Mark associates this event with Judas’ betrayal, though John’s Gospel will make a clearer connection. I hear much of people making excuses for Judas, many hope that he was not wicked but “misguided.” But let’s not mis the warning to us: whenever we think we know better than Jesus or that Jesus has treated us unfairly, we are dangerously close to the same sort of “misguided” choices.
The Passover Meal: Have you ever celebrated a Christian Seder meal? If you have a chance to do so, it is well worth it to experience the Lord’s Supper in its original context. But one aspect of the first Last Supper stands out-the shadow of betrayal hangs over this meal. Jesus gives a stark warning to the betrayer. “The Son of Man will go just as is written about him. But woe to that man who betrays….” His turn of phrase reminds me of another warning: Causes of sin are bound to come, but woe to him who causes one of these little ones to sin.” I believe God gave Judas every chance to turn from his plot, including this last warning. But alas Judas did not heed it.
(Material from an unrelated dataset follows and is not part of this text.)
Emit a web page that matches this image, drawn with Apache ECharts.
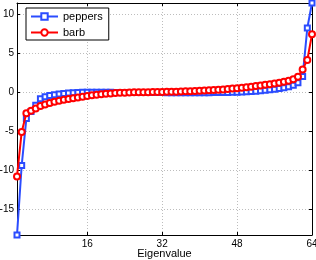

Jesus’ dark predictions continue after the Lord’s Supper. Not just one betrayer, but everyone will fall away! All the disciples were sure they would stand firm. Do you think you would be more courageous than them or less? What’s amazing is that their pending failure doesn’t faze Jesus in the least. He knows they will falter, yet he will still die for them, and gather them again to himself when he is raised.
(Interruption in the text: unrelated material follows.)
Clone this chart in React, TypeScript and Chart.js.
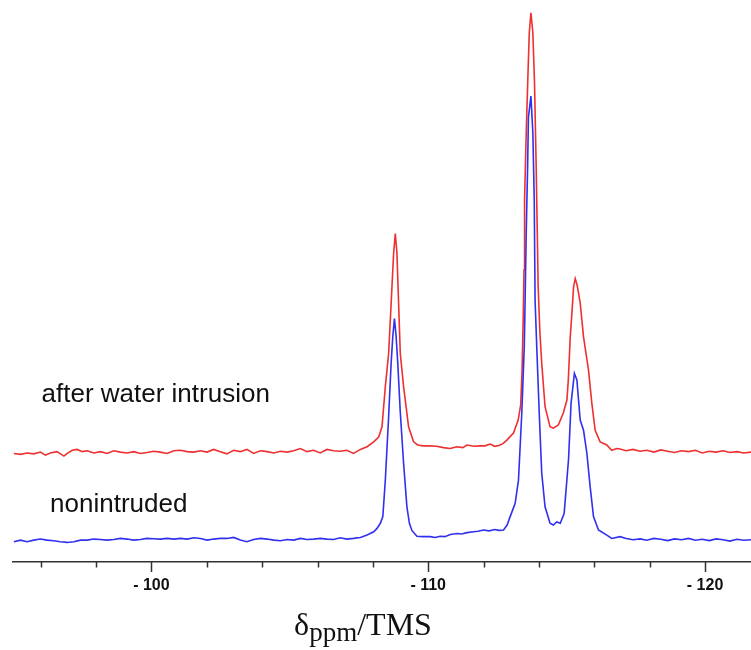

Deeply Distressed: Jesus would really suffer, and really die on the Cross. If you think his divinity or his perfect faith made him immune to distress, then you really misunderstand the incarnation. Jesus is fully human, and relies on trust in his Heavenly Father, and strength from the Holy Spirit to sustain him, just as we must! Does believeing in the resurrection make the prospect of suffering and death easy for you? When all is well, I can bravely theorize about death, but God has made us with a strong survival instinct. Jesus must struggle to submit to the path of obedience. Yes, he is successful in his struggle, but it is hard. In our struggle against temptation we sometimes feel already defeated because we find ourselves resisting obedience. But it is not sinful for Jesus to wrestle in prayer – don’t be discouraged if you find yourself in the same struggle. Jesus fully understands, and is able to help.
The Arrest, Priestly Trial, and Peter’s Denial: I would like to be able to add to what I wrote in Matthew, but the two Gospels are almost identical in these sections. This is a night seared into the minds of Jesus’ followers: a night of tension, fear, anger and regret for them. It is also a night of wonder at the faithful suffering servant who is their Lord and Saviour.